:: Short problem ::
Reproduce the listing exactly, with no pictures in your copy.

:: Source data ::
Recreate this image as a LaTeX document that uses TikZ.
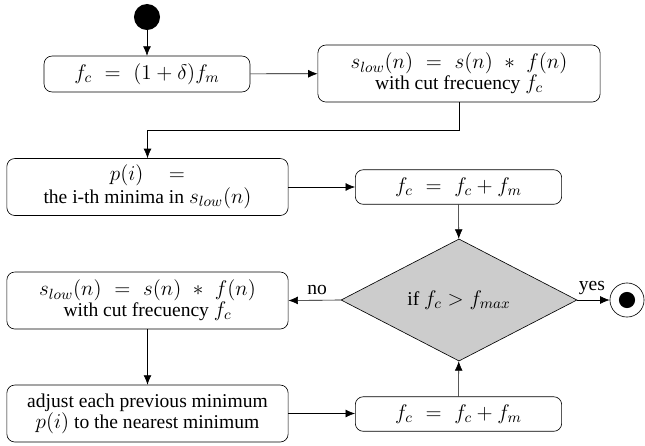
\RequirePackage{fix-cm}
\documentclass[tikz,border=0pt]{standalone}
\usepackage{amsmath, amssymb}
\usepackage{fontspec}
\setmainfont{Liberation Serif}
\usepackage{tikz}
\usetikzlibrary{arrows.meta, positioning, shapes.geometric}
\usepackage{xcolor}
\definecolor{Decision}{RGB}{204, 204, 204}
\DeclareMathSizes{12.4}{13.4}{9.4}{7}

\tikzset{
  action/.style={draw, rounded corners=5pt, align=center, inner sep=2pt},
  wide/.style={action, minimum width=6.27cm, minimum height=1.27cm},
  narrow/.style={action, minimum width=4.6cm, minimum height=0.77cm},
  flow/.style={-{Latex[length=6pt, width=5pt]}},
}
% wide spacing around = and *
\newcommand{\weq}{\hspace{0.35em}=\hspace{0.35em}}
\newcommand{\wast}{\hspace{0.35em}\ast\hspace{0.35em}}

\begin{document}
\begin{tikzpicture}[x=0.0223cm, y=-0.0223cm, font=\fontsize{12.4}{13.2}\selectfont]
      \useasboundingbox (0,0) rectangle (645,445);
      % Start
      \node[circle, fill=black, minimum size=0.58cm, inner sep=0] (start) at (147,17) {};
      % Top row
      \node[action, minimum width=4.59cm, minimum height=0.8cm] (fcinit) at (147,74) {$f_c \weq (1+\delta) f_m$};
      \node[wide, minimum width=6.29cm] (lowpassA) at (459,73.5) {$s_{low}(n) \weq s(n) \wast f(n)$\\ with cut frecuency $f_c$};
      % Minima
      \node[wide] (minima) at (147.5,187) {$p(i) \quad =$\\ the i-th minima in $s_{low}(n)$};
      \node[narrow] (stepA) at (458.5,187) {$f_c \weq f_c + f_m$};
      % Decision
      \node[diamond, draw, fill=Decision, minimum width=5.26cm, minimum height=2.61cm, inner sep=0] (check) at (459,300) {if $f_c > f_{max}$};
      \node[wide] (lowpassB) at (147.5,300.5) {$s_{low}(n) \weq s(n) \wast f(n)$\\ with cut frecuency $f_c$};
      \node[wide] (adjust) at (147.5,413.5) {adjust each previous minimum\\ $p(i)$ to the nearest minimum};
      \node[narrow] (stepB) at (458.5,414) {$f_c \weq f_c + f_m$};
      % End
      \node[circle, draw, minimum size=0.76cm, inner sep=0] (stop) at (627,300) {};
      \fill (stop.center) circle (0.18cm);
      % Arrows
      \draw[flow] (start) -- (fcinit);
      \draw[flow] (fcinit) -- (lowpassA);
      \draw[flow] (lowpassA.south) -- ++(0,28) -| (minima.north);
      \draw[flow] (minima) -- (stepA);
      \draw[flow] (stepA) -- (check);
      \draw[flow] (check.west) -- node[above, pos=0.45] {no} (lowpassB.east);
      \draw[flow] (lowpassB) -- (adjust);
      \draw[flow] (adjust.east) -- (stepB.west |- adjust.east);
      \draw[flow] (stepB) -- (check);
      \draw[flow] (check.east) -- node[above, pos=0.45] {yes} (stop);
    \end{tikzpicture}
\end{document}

:: Answer ::
Recreate this image as a LaTeX document that uses TikZ.
\RequirePackage{fix-cm}
\documentclass[tikz,border=0pt]{standalone}
\usepackage{amsmath, amssymb}
\usepackage{fontspec}
\setmainfont{Liberation Serif}
\usepackage{tikz}
\usetikzlibrary{arrows.meta, positioning, shapes.geometric}
\usepackage{xcolor}
\definecolor{Decision}{RGB}{204, 204, 204}
\DeclareMathSizes{12.4}{13.4}{9.4}{7}

\tikzset{
  action/.style={draw, rounded corners=5pt, align=center, inner sep=2pt},
  wide/.style={action, minimum width=6.27cm, minimum height=1.27cm},
  narrow/.style={action, minimum width=4.6cm, minimum height=0.77cm},
  flow/.style={-{Latex[length=6pt, width=5pt]}},
}
% wide spacing around = and *
\newcommand{\weq}{\hspace{0.35em}=\hspace{0.35em}}
\newcommand{\wast}{\hspace{0.35em}\ast\hspace{0.35em}}

\begin{document}
\begin{tikzpicture}[x=0.0223cm, y=-0.0223cm, font=\fontsize{12.4}{13.2}\selectfont]
      \useasboundingbox (0,0) rectangle (645,445);
      % Start
      \node[circle, fill=black, minimum size=0.58cm, inner sep=0] (start) at (147,17) {};
      % Top row
      \node[action, minimum width=4.59cm, minimum height=0.8cm] (fcinit) at (147,74) {$f_c \weq (1+\delta) f_m$};
      \node[wide, minimum width=6.29cm] (lowpassA) at (459,73.5) {$s_{low}(n) \weq s(n) \wast f(n)$\\ with cut frecuency $f_c$};
      % Minima
      \node[wide] (minima) at (147.5,187) {$p(i) \quad =$\\ the i-th minima in $s_{low}(n)$};
      \node[narrow] (stepA) at (458.5,187) {$f_c \weq f_c + f_m$};
      % Decision
      \node[diamond, draw, fill=Decision, minimum width=5.26cm, minimum height=2.61cm, inner sep=0] (check) at (459,300) {if $f_c > f_{max}$};
      \node[wide] (lowpassB) at (147.5,300.5) {$s_{low}(n) \weq s(n) \wast f(n)$\\ with cut frecuency $f_c$};
      \node[wide] (adjust) at (147.5,413.5) {adjust each previous minimum\\ $p(i)$ to the nearest minimum};
      \node[narrow] (stepB) at (458.5,414) {$f_c \weq f_c + f_m$};
      % End
      \node[circle, draw, minimum size=0.76cm, inner sep=0] (stop) at (627,300) {};
      \fill (stop.center) circle (0.18cm);
      % Arrows
      \draw[flow] (start) -- (fcinit);
      \draw[flow] (fcinit) -- (lowpassA);
      \draw[flow] (lowpassA.south) -- ++(0,28) -| (minima.north);
      \draw[flow] (minima) -- (stepA);
      \draw[flow] (stepA) -- (check);
      \draw[flow] (check.west) -- node[above, pos=0.45] {no} (lowpassB.east);
      \draw[flow] (lowpassB) -- (adjust);
      \draw[flow] (adjust.east) -- (stepB.west |- adjust.east);
      \draw[flow] (stepB) -- (check);
      \draw[flow] (check.east) -- node[above, pos=0.45] {yes} (stop);
    \end{tikzpicture}
\end{document}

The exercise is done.